Beranda Daerah Sragen Jelang PPDB, Para Kepala Sekolah SMK Swasta di Sragen Malah Dilanda Keresahan....

Jelang PPDB, Para Kepala Sekolah SMK Swasta di Sragen Malah Dilanda Keresahan. Pemicunya SK Dinas Pendidikan Provinsi yang Dianggap Diskriminatif dan Rugikan Sekolah Swasta!

Ratusan calon siswa baru saat berjubel antri mendaftar di hari pertama pembukaan PPDB di SMKN 1 Plupuh, Senin (17/6/2019). Foto/Wardoyo

SRAGEN, JOGLOSEMARNEWS.COM – Kalangan Kepala Sekolah Menengah Kejuruan (SMK) swasta di Kabupaten Sragen resah dan galau menjelang penerimaan peserta Didik baru (PPDB) tahun ajaran baru 2021/2022.

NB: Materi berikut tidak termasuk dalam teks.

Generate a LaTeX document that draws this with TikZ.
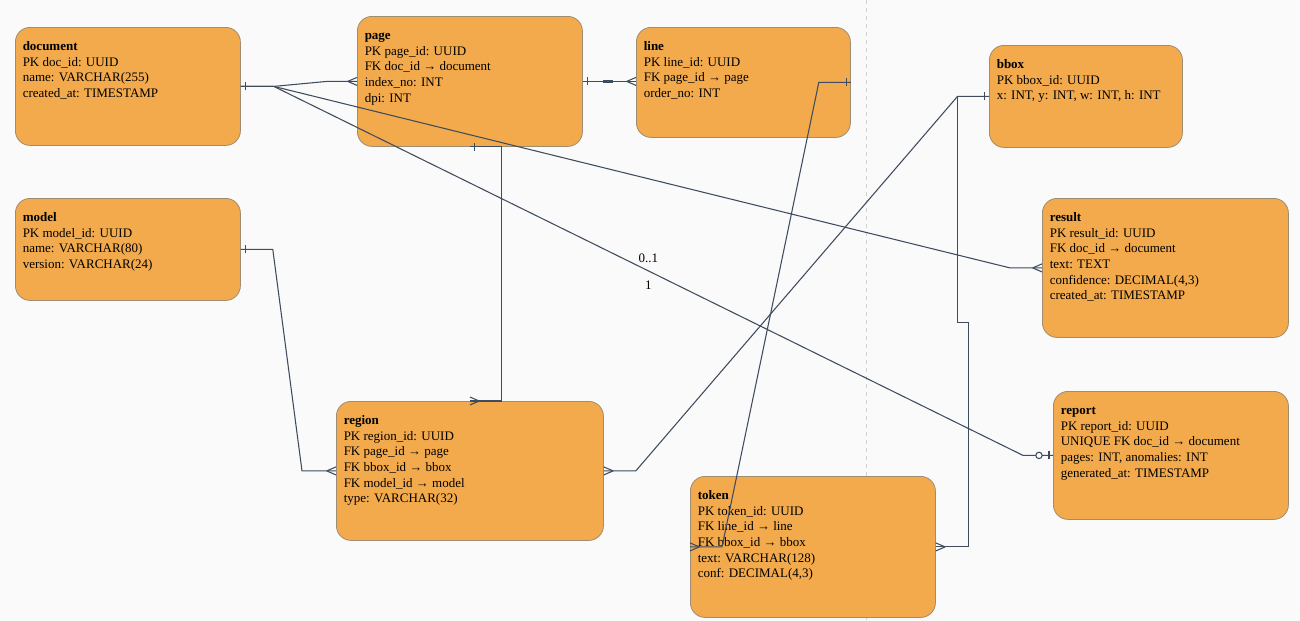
\documentclass[tikz,border=0pt]{standalone}
\usepackage{fontspec}
\setmainfont{Liberation Serif}
\usetikzlibrary{decorations.markings}

\definecolor{entfill}{HTML}{F2AA4C}
\definecolor{entline}{HTML}{A08C70}
\definecolor{wire}{HTML}{3E4C5E}
\definecolor{paper}{HTML}{FAFAFB}

\tikzset{
	entity/.style={draw=entline, fill=entfill, line width=0.6pt, rounded corners=11pt, anchor=north west, inner sep=0pt},
	fields/.style={anchor=north west, align=left, inner sep=0pt, font=\fontsize{9.75}{11.7}\selectfont},
	rel/.style={draw=wire, line width=0.8pt},
	one/.style={postaction={decorate, decoration={markings, mark=at position 3.5pt with {\draw[rel] (0,-3pt) -- (0,3pt);}}}},
	many/.style={postaction={decorate, decoration={markings, mark=at position -7pt with {\draw[rel] (0,0) -- (7pt,3pt) (0,0) -- (7pt,-3pt);}}}},
	zeroone/.style={postaction={decorate, decoration={markings, mark=at position -10.5pt with {\draw[rel, fill=paper] (0,0) circle (2.4pt);}, mark=at position -3pt with {\draw[rel] (0,-3pt) -- (0,3pt);}}}},
	thickbit/.style={postaction={decorate, decoration={markings, mark=at position 15pt with {\draw[rel, line width=1.8pt] (0,0) -- (7.5pt,0);}}}},
	card/.style={font=\fontsize{9.75}{11.7}\selectfont, inner sep=1pt},
}

\begin{document}
\begin{tikzpicture}[x=0.75pt,y=-0.75pt]
	\fill[paper] (0,0) rectangle (1300,621);
	\useasboundingbox (0,0) rectangle (1300,621);
	\draw[black!18, line width=0.6pt, dash pattern=on 3pt off 3pt] (866,0) -- (866,621);

	% tables
	\node[entity, minimum width=168.75pt, minimum height=88.5pt] (doc) at (15,27) {};
	\node[fields] (doc-f) at ([shift={(7.5,12.5)}]doc.north west) {\textbf{\strut document}\\PK doc\_id: UUID\\name: VARCHAR(255)\\created\_at: TIMESTAMP};

	\node[entity, minimum width=168.75pt, minimum height=97.5pt] (page) at (357,16) {};
	\node[fields] (page-f) at ([shift={(7.5,12.5)}]page.north west) {\textbf{\strut page}\\PK page\_id: UUID\\FK doc\_id → document\\index\_no: INT\\dpi: INT};

	\node[entity, minimum width=160.5pt, minimum height=82.5pt] (line) at (636,27) {};
	\node[fields] (line-f) at ([shift={(7.5,12.5)}]line.north west) {\textbf{\strut line}\\PK line\_id: UUID\\FK page\_id → page\\order\_no: INT};

	\node[entity, minimum width=144.75pt, minimum height=76.5pt] (bbox) at (989,45) {};
	\node[fields] (bbox-f) at ([shift={(7.5,12.5)}]bbox.north west) {\textbf{\strut bbox}\\PK bbox\_id: UUID\\x: INT, y: INT, w: INT, h: INT};

	\node[entity, minimum width=168.75pt, minimum height=76.5pt] (model) at (15,198) {};
	\node[fields] (model-f) at ([shift={(7.5,12.5)}]model.north west) {\textbf{\strut model}\\PK model\_id: UUID\\name: VARCHAR(80)\\version: VARCHAR(24)};

	\node[entity, minimum width=184.5pt, minimum height=104.25pt] (result) at (1042,198) {};
	\node[fields] (result-f) at ([shift={(7.5,12.5)}]result.north west) {\textbf{\strut result}\\PK result\_id: UUID\\FK doc\_id → document\\text: TEXT\\confidence: DECIMAL(4,3)\\created\_at: TIMESTAMP};

	\node[entity, minimum width=176.25pt, minimum height=96pt] (report) at (1053,391) {};
	\node[fields] (report-f) at ([shift={(7.5,12.5)}]report.north west) {\textbf{\strut report}\\PK report\_id: UUID\\UNIQUE FK doc\_id → document\\pages: INT, anomalies: INT\\generated\_at: TIMESTAMP};

	\node[entity, minimum width=200.25pt, minimum height=104.25pt] (region) at (336,401) {};
	\node[fields] (region-f) at ([shift={(7.5,12.5)}]region.north west) {\textbf{\strut region}\\PK region\_id: UUID\\FK page\_id → page\\FK bbox\_id → bbox\\FK model\_id → model\\type: VARCHAR(32)};

	\node[entity, minimum width=183.75pt, minimum height=105.75pt] (token) at (690,476) {};
	\node[fields] (token-f) at ([shift={(7.5,12.5)}]token.north west) {\textbf{\strut token}\\PK token\_id: UUID\\FK line\_id → line\\FK bbox\_id → bbox\\text: VARCHAR(128)\\conf: DECIMAL(4,3)};

	% relations
	\draw[rel, one, many] (doc.east) -- ++(33,0) -- ([shift={(-30,0)}]page.west) -- (page.west);
	\draw[rel, one, many] (doc.east) -- ++(33,0) -- ([shift={(-32,0)}]result.west) -- (result.west);
	\draw[rel, one, zeroone] (doc.east) -- ++(33,0) -- node[card, above=5pt] (card-hi) {0..1} node[card, below=6pt] (card-lo) {1} ([shift={(-30,0)}]report.west) -- (report.west);
	\draw[rel, one, thickbit, many] (page.east) -- (page.east -| line.west);
	\draw[rel, one, many] (page.south) -- ++(32,0) |- (region.north);
	\draw[rel, one, many] (line.east) -- ++(-32,0) -- ([shift={(32,0)}]token.west) -- (token.west);
	\draw[rel, one, many] (bbox.west) -- ++(-31.5,0) -- ([shift={(32,0)}]region.east) -- (region.east);
	\draw[rel, many] (bbox.west) -- ++(-31.5,0) -- ++(0,226) -- ++(11,0) |- (token.east);
	\draw[rel, one, many] (model.east) -- ++(32,0) -- ([shift={(-34,0)}]region.west) -- (region.west);
\end{tikzpicture}
\end{document}
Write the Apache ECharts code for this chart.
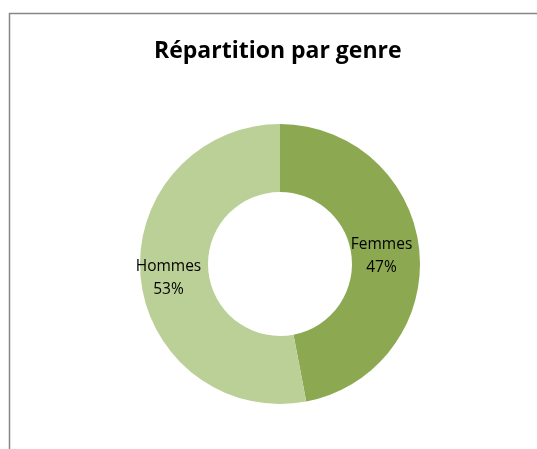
<!DOCTYPE html>
<html><head><meta charset="utf-8">
<script src="https://cdn.jsdelivr.net/npm/echarts@6/dist/echarts.min.js"></script>
<style>html,body{margin:0;padding:0;background:#fff}#c{width:537px;height:449px}</style>
</head><body><div id="c"></div>
<script>
const titleText = 'Répartition par genre';
const categories = ['Femmes', 'Hommes'];
const values = [47, 53];
const colors = ['#8CA850', '#BBD097'];

const chart = echarts.init(document.getElementById('c'), null, {renderer: 'canvas'});
chart.setOption({
  animation: false,
  title: {
    text: titleText, left: 154, top: 40, padding: 0,
    textStyle: {fontFamily: 'Open Sans', fontWeight: 'bold', fontSize: 23, color: '#000'}
  },
  graphic: [
    {type: 'polyline', shape: {points: [[9.5, 449], [9.5, 13.5], [537, 13.5]]},
     style: {stroke: '#878787', lineWidth: 1.5, fill: null}, silent: true}
  ],
  series: [{
    type: 'pie',
    center: [280, 264],
    radius: [72, 140],
    startAngle: 90,
    clockwise: true,
    silent: true,
    label: {
      show: true, position: 'inside',
      formatter: p => p.name + '\n' + p.value + '%',
      fontFamily: 'Open Sans', fontSize: 15.5, color: '#000', lineHeight: 23
    },
    labelLayout: function (p) {
      return p.dataIndex === 0 ? {dx: -7, dy: 2} : {dx: -3, dy: 4};
    },
    labelLine: {show: false},
    data: categories.map((c, i) => ({name: c, value: values[i], itemStyle: {color: colors[i]}}))
  }]
});
</script></body></html>
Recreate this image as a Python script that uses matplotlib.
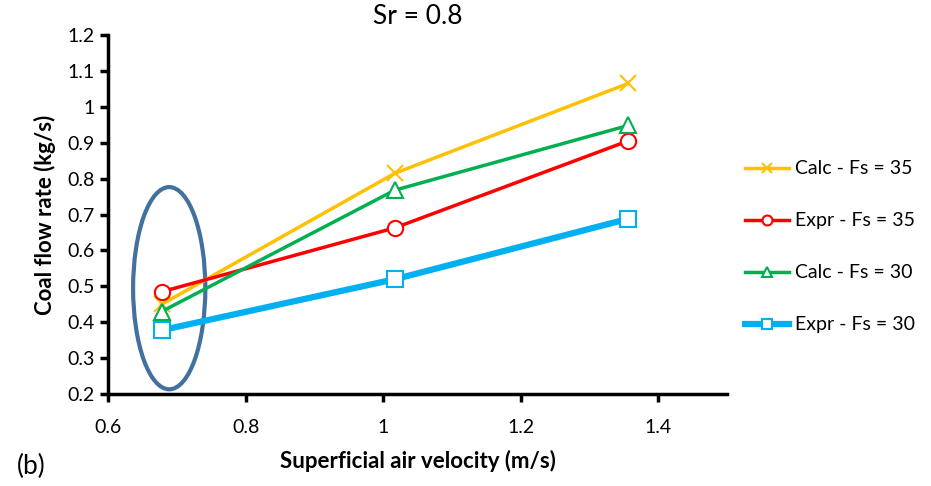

Mereka resah menyusul kebijakan dari Dinas Pendidikan Provinsi Jateng terkait kuota bagi calon siswa baru di SMK Negeri yang memberi sinyal penambahan kuota bagi SMK berstatus negeri.

Selain dianggap tidak fair, kebijakan itu dikhawatirkan makin menggerus bahkan mematikan peluang sekolah swasta untuk bisa mendapatkan siswa baru pada PPDB nanti.

Keresahan Kepala SMK swasta itu terlontar menyusul terbitnya Surat Ketetapan Dinas Pendidikan Provinsi Jawa Tengah No 421/05770 tahun 2021 terkait kuota daya tampung siswa baru untuk SMA dan SMK Negeri di Kabupaten Sragen.

Berdasarkan SK tersebut, daya tampung SMA dan SMK Negeri keseluruhan di Kabupaten Sragen sejumlah 8.244 kursi.

Padahal jumlah lulusan SMP tahun ini di Sragen hanya sebanyak 11.252 anak. Sehingga hanya tersisa 3.008 yang harus diperebutkan sekitar 50an SMA dan SMK swasta di Kabupaten Sragen.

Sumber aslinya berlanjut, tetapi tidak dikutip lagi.